First off, in understanding why the mood changed so quickly and so dramatically, I think it’s clear that the people’s expectations were raised by Jesus and then disappointingly dashed. The crowds had welcomed and puzzled over the identity of this strange figure who rode into Jerusalem like a King and had the reputation of speaking and acting like a prophet. What might they have hoped for and expected? In a country still occupied by Roman soldiers and their rulers, it doesn’t take much imagination to see that some would have hoped for a figure who would challenge the Roman occupation. Perhaps here was a King who would begin a movement that would win their liberty (Zech 9). Or perhaps here was a prophet who would speak God’s word of judgment against these Gentile invaders; a prophet who would call down God’s wrath upon them. But Jesus was neither of these people and he did neither of these things – the people’s hopes for that sort of a powerful intervention on their behalf were disappointed. Jesus’ way was to be faithful to God’s call in confronting not just the power of the Roman army, but all the powers of this world, the power of sin and evil and death that he fought with and conquered on the cross.
It seems that the people’s expectations of what God was about to do were mistaken and so were easily disappointed.
In our own experience today, we have to be careful that we don’t raise in ourselves or in other people’s minds false expectations of God’s ways of working and intervening in our world. We often know very well what we want, but faith is actually about discerning what God wants and plans for us. God’s way was and is to confront evil and suffering through the self-giving love we see in Jesus on the cross. What St. Paul calls the folly and weakness of the cross is actually God’s way of responding to our needs. So we have to be careful to shape our own expectations and those of other people in response to a God whose way is cross shaped and not in the shape of a sword, to a God who exercises power as love and not as compulsion. This should affect how we talk about our faith and how we pray.
What the events of Holy Week teach us is that our expectations of how God will act in our world and in our lives need to be shaped by the vision of the one whose power is shown on a cross. It’s not just the palm leaves that are cross-shaped, it’s also the faith and the lives we are called to live out.
And I suppose the other factor in the palm leaves needing to be shaped into a cross was the fear and failure of the disciples who were unable to stand up for Jesus as the crowds and authorities turned against him. We can’t know exactly what difference it would have made if Peter and the other disciples and followers of Jesus had spoken up for him at his arrest and trial, but the reality is that their fear overcame them and they deserted their Lord. The loneliness and isolation of Jesus is one of the most poignant parts of the story of Holy Week. How quickly the story moves from the intimacy of the Last Supper where Jesus’ concern for his friends is paramount, in spite of the gathering storm clouds and threat against his life. How quickly we pass from the moving story of Jesus stooping to wash the disciples’ feet, to their failure even to watch and wait with him while he prayed in Gethsemane. The gap between the strength of Jesus’ spirit and the weakness of the disciples’ flesh is shocking.

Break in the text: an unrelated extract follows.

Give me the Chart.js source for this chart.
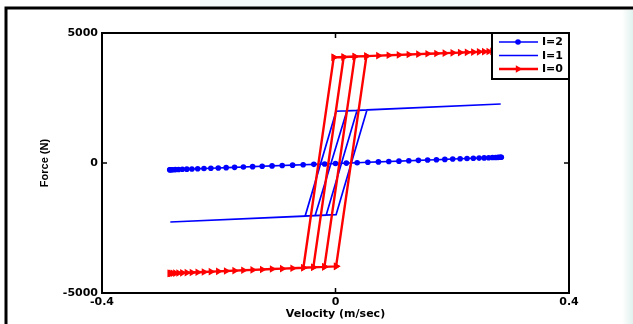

I imagine we know something of that same gap ourselves, the gap between our best intentions and the reality of our daily walk with God. The failure of the disciples reflects our own failures to stand up for our faith, to be consistent, to always act on what we know to be right.
When we think deeply about the story of Holy Week, when we see how the changing mood of the people is not alien to us, but reflects some of the things we find difficult and challenging, then we come to see that our faith has to be rooted in something stronger and deeper than the celebratory palm leaves that greeted Jesus’ arrival in Jerusalem. We recognise that our faith needs something as powerful as the cross, the symbol of the redemption God has worked for us. We need that generous, self-giving love of God that reaches out to us even when we don’t deserve such love. The cross moves our faith beyond the level of our good intentions, to God’s power at work in us to forgive and redeem.
It can be hard travelling with Jesus from the joy of Palm Sunday through the painful events of Holy Week to the bleakness of Good Friday, because if we’re honest, we recognise something of ourselves in those who turned on him and those who deserted him. But we have to remember that the cross into whose shape the palms are twisted and towards which we travel, is a symbol of God’s faithful, enduring love that is so much stronger than anything else in our lives or in our world.
The message of Easter that we’ll celebrate next Sunday is that the cross is not in the end a symbol of defeat, it is a symbol of hope. Amen.